For as long as I can remember, I’ve loved Diwali. I love the sparkling lights, the candles, the divas, the traditions, and my parent’s excitement. One of the biggest reasons I love Diwali so much is because of my dad’s love for it. I love how he spends his whole day preparing the same goat curry he makes every year and walks around the house turning on all the lights and lighting divas. Sometimes he even busts out his kurtha chadra (disclaimer: that man is not my father) and gives us a glimpse of his youth. Fun fact: my dad wore pants for the first time on his wedding day.

Last year was my first time celebrating Diwali away from home and I have to admit, it made me really homesick. But, as usual, Gagan didn’t let that last long.

We went to Beaverton to find an Indian grocery store so we could attempt our favourite Indian dish, mattar paneer. Gagan pretty much bought everything in the store and I managed to find some divas. Our mattar paneer turned out delicious and we had a fun evening lighting divas and hanging lights.

This year was a little quieter because Gagan worked right into the evening. Since my parents have always stressed having a clean house for Diwali, I spent a couple hours cleaning the apartment before searching for divas and Christmas lights. The divas were an easy find since they’ve been sitting on our windowsill for the last year but the Christmas lights weren’t so easy to find. I looked in the hall closet but couldn’t find them anywhere — okay, I didn’t try that hard but it’s impossible to find things in this closet!

You know the closet I’m talking about.

The closet where everything that doesn’t have a home ends up.

The closet that houses all the things you should probably just get rid of.

The closet you have to open slowly because it’s full to the brim and you don’t know what might fall on you.

The closet that even neat-freak Monica Geller hid behind a locked door.


The closet defeated me and I gave up on the lights. Instead, I lit up all the candles I could find before trying and mostly failing to get a picture of the dogs with the divas. Zeke was too interested in my camera for me to get a picture of him but luckily, Gabbar couldn’t be bothered to move so I managed to get some pictures of him.

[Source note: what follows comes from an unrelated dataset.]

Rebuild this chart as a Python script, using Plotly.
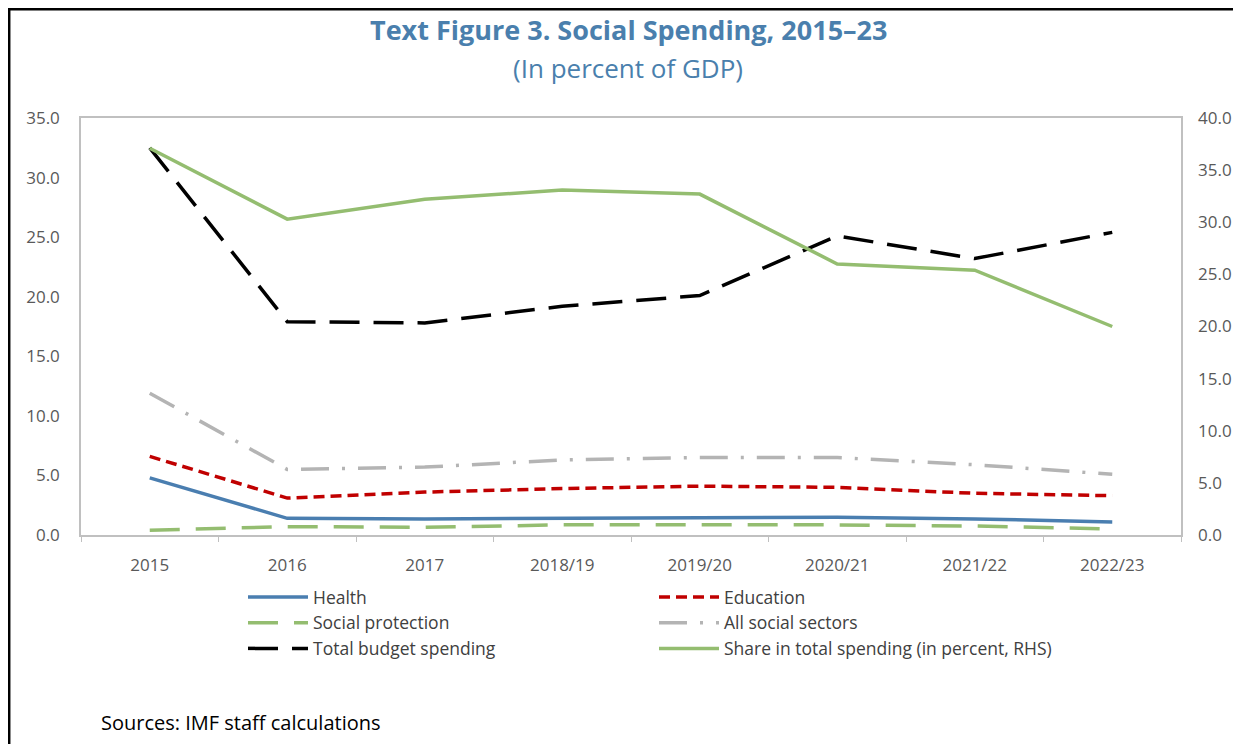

Our original plan was to make mattar paneer again but since Gagan came home so late and we still needed to buy groceries, we decided to pick it up from a restaurant. Big mistake. I grew up in a household of extremely spicy food and think I’m pretty good at handling my spice but this was making my insides burn with every bite. I gave up on the food and Gagan ended up running downstairs for some ice cream — what’s Diwali without sweets, right? — and we put on a Bollywood flick that I quickly fell asleep to.

The fun didn’t end there.

I woke up in the middle of the night with extreme stomach cramps. I also spent the last few days watching The Haunting of Hill House – does anybody else feel like this show is like a creepy version of This is Us? – and imagined all kinds of creepy ghosts lurking in the darkness while hot lava spewed out of me.

All in all, the makings of a perfectly imperfect Aulakh Diwali.